Investigation following the breakdown of emergency numbers
On 22 July, the government presented the results of its audit on the vast telephone network breakdown that rendered emergency numbers inaccessible for several hours on 2 June. And the conclusion is clear: "There were shortcomings on the part of Orange".
In the report submitted by Anssi, IGA, Igas, the CGE and the SEAC, the sequence of events is the same as that already set out by Orange in its own investigation. Namely, the failure occurred on Wednesday 2 June, at 4:45 pm, during a maintenance operation on a telephone network equipment.
Technically, the malfunction is due to an equipment of the network called "calls servers", gateways allowing the interconnection between the old switched telephone network and the fibre network carrying the internet data. This is a mandatory step for calls made from a Wi-Fi phone to a landline, or from another operator's mobile phone to emergency numbers. The report states: "The malfunction of the equipment was caused by a manipulation by the operator, which triggered a software bug blocking the equipment and rendering it uncontrollable".
Anssi insists on the conjunction of three factors, namely firstly "somewhat hazardous [computer] commands issued by Orange", i.e. technical manipulations for an operation to improve the call server but carried out "in an unusual order" by the technician. Then, these same commands were replicated "in a very short time" on all the call servers. This is where the "bug" in the equipment supplied by the service provider Italtel "appeared", a bug that "is not the responsibility of Orange".
The agency also noted "a certain slowness in Orange's reaction" and "a lack of technical advice on its part" towards the various emergency services.
In total, around 3 million calls were not completed, including 11,800 to emergency numbers.
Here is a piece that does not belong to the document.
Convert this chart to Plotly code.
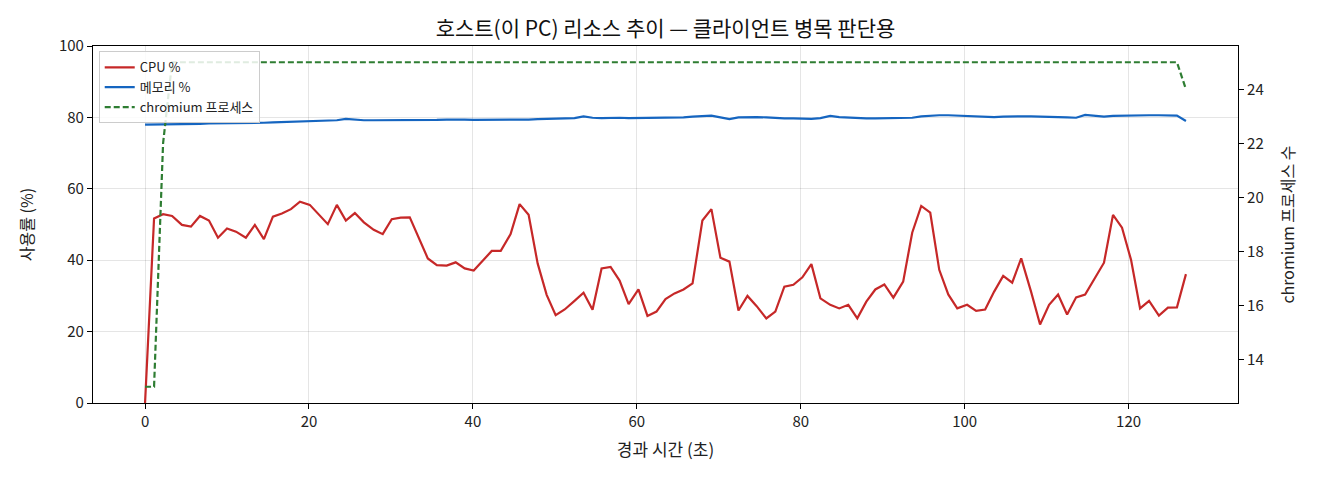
import plotly.graph_objects as go

# elapsed time (s)
t = [0.0, 1.1, 2.2, 3.3, 4.5, 5.6, 6.7, 7.8, 8.9, 10.0, 11.1, 12.3, 13.4, 14.5, 15.6, 16.7,
     17.8, 18.9, 20.1, 21.2, 22.3, 23.4, 24.5, 25.6, 26.7, 27.9, 29.0, 30.1, 31.2, 32.3,
     33.4, 34.5, 35.6, 36.8, 37.9, 39.0, 40.1, 41.2, 42.3, 43.4, 44.6, 45.7, 46.8, 47.9,
     49.0, 50.1, 51.2, 52.4, 53.5, 54.6, 55.7, 56.8, 57.9, 59.0, 60.2, 61.3, 62.4, 63.5,
     64.6, 65.7, 66.8, 68.0, 69.1, 70.2, 71.3, 72.4, 73.5, 74.6, 75.8, 76.9, 78.0, 79.1,
     80.2, 81.3, 82.4, 83.6, 84.7, 85.8, 86.9, 88.0, 89.1, 90.2, 91.3, 92.5, 93.6, 94.7,
     95.8, 96.9, 98.0, 99.1, 100.3, 101.4, 102.5, 103.6, 104.7, 105.8, 106.9, 108.1, 109.2,
     110.3, 111.4, 112.5, 113.6, 114.7, 115.9, 117.0, 118.1, 119.2, 120.3, 121.4, 122.5,
     123.7, 124.8, 125.9, 127.0]

cpu = [0.0, 51.7, 52.9, 52.4, 49.9, 49.4, 52.4, 51.1, 46.3, 48.9, 48.0, 46.3, 49.9, 45.9,
       52.2, 53.1, 54.3, 56.4, 55.5, 52.9, 50.1, 55.5, 51.1, 53.2, 50.6, 48.5, 47.3, 51.5,
       51.9, 52.0, 46.3, 40.5, 38.6, 38.5, 39.4, 37.7, 37.1, 39.9, 42.6, 42.6, 47.3, 55.7,
       52.7, 39.1, 30.3, 24.6, 26.2, 28.6, 30.9, 26.1, 37.7, 38.1, 34.3, 27.7, 31.8, 24.4,
       25.6, 29.1, 30.7, 31.8, 33.5, 51.1, 54.3, 40.7, 39.6, 25.9, 30.0, 27.2, 23.7, 25.6,
       32.6, 33.1, 35.2, 38.9, 29.3, 27.5, 26.5, 27.5, 23.7, 28.4, 31.8, 33.2, 29.5, 34.0,
       47.7, 55.2, 53.3, 37.3, 30.4, 26.5, 27.5, 25.8, 26.2, 31.2, 35.6, 33.7, 40.5, 31.2,
       22.0, 27.5, 30.4, 24.8, 29.6, 30.4, 35.2, 39.3, 52.7, 49.1, 40.1, 26.5, 28.6, 24.5,
       26.7, 26.8, 36.1]

mem = [78.0, 78.0, 78.1, 78.1, 78.2, 78.2, 78.2, 78.3, 78.3, 78.3, 78.3, 78.3, 78.4,
       78.5, 78.6, 78.7, 78.8, 78.9, 79.0, 79.1, 79.2, 79.2, 79.6, 79.3, 79.2, 79.2,
       79.2, 79.1, 79.2, 79.2, 79.1, 79.2, 79.3, 79.4, 79.5, 79.4, 79.3,
       79.3, 79.2, 79.3, 79.3, 79.4, 79.4, 79.5, 79.6, 79.7, 79.8, 79.8, 80.3,
       79.9, 79.8, 79.9, 79.9, 79.8, 79.8, 79.8, 79.8, 79.9, 79.9, 80.0, 80.2,
       80.4, 80.5, 80.0, 79.5, 80.0, 80.1, 80.1, 80.0, 79.8, 79.7, 79.7, 79.6, 79.6,
       79.8, 80.4, 80.1, 79.9, 79.8, 79.7, 79.7, 79.7, 79.7, 79.8, 79.9,
       80.3, 80.5, 80.6, 80.6, 80.5, 80.4, 80.2, 80.1, 80.1, 80.2, 80.3,
       80.3, 80.3, 80.3, 80.2, 80.1, 80.0, 79.9, 80.7, 80.4, 80.2,
       80.4, 80.5, 80.6, 80.6, 80.6, 80.6, 80.6, 80.5, 79.0]

procs = [13, 13, 22] + [25] * 111 + [24]

x_ticks = [0, 20, 40, 60, 80, 100, 120]
y_ticks = [0, 20, 40, 60, 80, 100]
y2_ticks = [14, 16, 18, 20, 22, 24]

FONT = "Noto Sans CJK KR"

fig = go.Figure()
fig.add_trace(go.Scatter(x=t, y=cpu, mode="lines", name="CPU %",
                         line=dict(color="#c62828", width=2.2)))
fig.add_trace(go.Scatter(x=t, y=mem, mode="lines", name="메모리 %",
                         line=dict(color="#1565c0", width=2.2)))
fig.add_trace(go.Scatter(x=t, y=procs, mode="lines", name="chromium 프로세스",
                         yaxis="y2", line=dict(color="#2e7d32", width=2.2, dash="6px,3px")))

axis_common = dict(showline=True, linecolor="black", linewidth=1.2, ticks="outside",
                   ticklen=5, tickcolor="black", zeroline=False,
                   tickfont=dict(size=15, color="#222"))

fig.update_layout(
    width=1320, height=480,
    paper_bgcolor="white", plot_bgcolor="white",
    margin=dict(l=85, r=90, t=38, b=85),
    font=dict(family=FONT, color="#222"),
    title=dict(text="호스트(이 PC) 리소스 추이 — 클라이언트 병목 판단용",
               x=0.5, xref="paper", xanchor="center", y=0.958, yanchor="middle",
               font=dict(size=21, family=FONT, color="#111")),
    xaxis=dict(range=[-6.35, 133.35], tickvals=x_ticks, mirror=True,
               showgrid=True, gridcolor="rgba(0,0,0,0.1)", gridwidth=1,
               title=dict(text="경과 시간 (초)", font=dict(size=17), standoff=14),
               **axis_common),
    yaxis=dict(range=[0, 100], tickvals=y_ticks,
               showgrid=True, gridcolor="rgba(0,0,0,0.1)", gridwidth=1,
               title=dict(text="사용률 (%)", font=dict(size=16), standoff=21),
               **axis_common),
    yaxis2=dict(range=[12.4, 25.6], tickvals=y2_ticks, overlaying="y", side="right",
                showgrid=False,
                title=dict(text="chromium 프로세스 수", font=dict(size=16), standoff=20),
                **axis_common),
    legend=dict(x=0.005, y=0.985, xanchor="left", yanchor="top",
                bgcolor="rgba(255,255,255,0.85)", bordercolor="#cccccc", borderwidth=1,
                font=dict(size=13), itemwidth=30, tracegroupgap=0),
    showlegend=True,
)

fig.write_html("out.html")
The incident probably had dramatic consequences: judicial or administrative investigations have been opened into six deaths that occurred during the outage. "Orange took nearly an hour to become aware that the outage was affecting emergency services in particular, two hours to inform the authorities and nearly three hours to put in place an appropriate system," the report said.
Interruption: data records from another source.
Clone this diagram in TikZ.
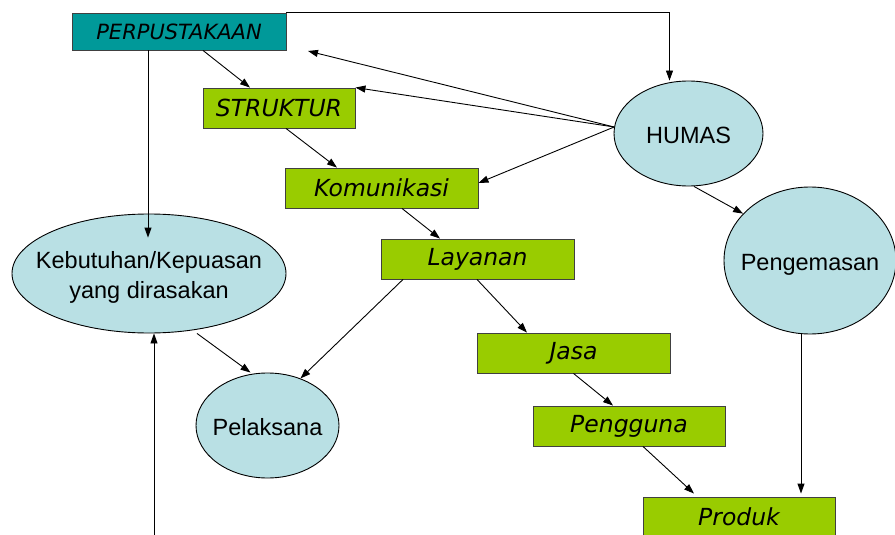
\documentclass[tikz,border=0pt]{standalone}
\usepackage{fontspec}
\setmainfont{Liberation Sans}
\newfontfamily\kotakfont{DejaVu Sans}
\usetikzlibrary{arrows.meta, shapes.geometric}
\definecolor{tosca}{RGB}{0,153,153}
\definecolor{hijau}{RGB}{153,204,0}
\definecolor{birumuda}{RGB}{185,224,228}
\newcommand{\isi}[1]{\raisebox{-4pt}[\height][\depth]{\makebox[0pt]{\begin{tabular}{@{}c@{}}#1\end{tabular}}}}

\begin{document}
\begin{tikzpicture}[x=1pt, y=1pt, line width=0.9pt,
    >={Triangle[length=10pt,width=7pt]},
    kotak/.style={draw=black!75, fill=hijau, minimum width=193pt, minimum height=40pt,
      inner sep=0pt, font=\kotakfont\itshape\fontsize{23.5}{28}\selectfont},
    elips/.style={ellipse, draw, fill=birumuda, inner sep=0pt,
      font=\fontsize{23.5}{30}\selectfont}]
  %tikz  Perpustakaan, humas
  \useasboundingbox (0,0) rectangle (895,-535);
  \node[kotak, fill=tosca, minimum width=214pt, minimum height=37pt,
    font=\kotakfont\itshape\fontsize{21}{25}\selectfont] (perp) at (179,-31.5) {PERPUSTAKAAN};
  \node[kotak, minimum width=152pt] (struktur) at (279,-108) {STRUKTUR};
  \node[kotak] (komunikasi) at (381.5,-188) {Komunikasi};
  \node[kotak] (layanan) at (477.5,-259) {Layanan};
  \node[kotak] (jasa) at (573.5,-353) {Jasa};
  \node[kotak, minimum width=192pt] (pengguna) at (629,-426) {Pengguna};
  \node[kotak, minimum width=192pt] (produk) at (739,-517) {Produk};

  \node[elips, minimum width=149pt, minimum height=105pt] (humas) at (688.5,-133.5) {\isi{HUMAS}};
  \node[elips, minimum width=172pt, minimum height=147pt] (pengemasan) at (810,-260.5) {\isi{Pengemasan}};
  \node[elips, minimum width=274pt, minimum height=119pt] (kebutuhan) at (149,-273.5)
    {\isi{Kebutuhan/Kepuasan\\yang dirasakan}};
  \node[elips, minimum width=143pt, minimum height=105pt] (pelaksana) at (267.5,-425.5) {\isi{Pelaksana}};

  \coordinate (ujung) at (308,-51);
  \coordinate (bawah) at (154,-540);

  \draw[->] (perp.north east) -| ([xshift=-19pt]humas.north);
  \draw[->] ([xshift=-31pt]perp.south) -- ([xshift=-1pt,yshift=-24pt]kebutuhan.north);
  \draw[->] ([xshift=24pt]perp.south) -- ([xshift=-29pt]struktur.north);
  \draw[->] ([xshift=7pt]struktur.south) -- ([xshift=-44.5pt]komunikasi.north);
  \draw[->] ([xshift=20.5pt]komunikasi.south) -- ([xshift=-37.5pt]layanan.north);
  \draw[->] ([xshift=-74.5pt]layanan.south) -- (pelaksana.55);
  \draw[->] ([xshift=-0.5pt]layanan.south) -- ([xshift=-46.5pt]jasa.north);
  \draw[->] (jasa.south) -- ([xshift=-16pt]pengguna.north);
  \draw[->] ([xshift=14pt]pengguna.south) -- ([xshift=-45pt,yshift=3pt]produk.north);
  \draw[->] ([xshift=-9pt]pengemasan.south) -- ([xshift=62pt,yshift=3pt]produk.north);
  \draw[->] ([xshift=5.5pt]humas.south) -- (pengemasan.145);
  \foreach \t in {([yshift=5pt]komunikasi.east), (struktur.north east), (ujung)}{
    \draw[->] (humas.175) -- \t;
  }
  \draw[->] ([xshift=48pt]kebutuhan.south) -- ([xshift=-17pt]pelaksana.north);
  \draw[->] (bawah) -- ([xshift=5pt]kebutuhan.south);
\end{tikzpicture}
\end{document}
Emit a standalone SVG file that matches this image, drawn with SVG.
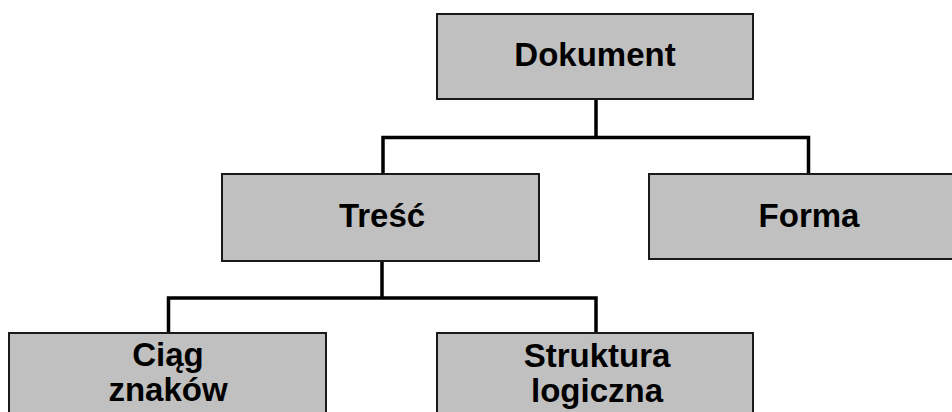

Cédric O also indicates that "the government will refer the matter to Arcep in the next few days to study the consequences", potentially legal. Telecoms operators are in fact obliged to carry calls, particularly emergency calls, and to maintain the security and integrity of networks.
In addition, by the end of September, new recommendations for the management of emergency numbers will be established, to be implemented by operators. This will be accompanied by a future crisis exercise.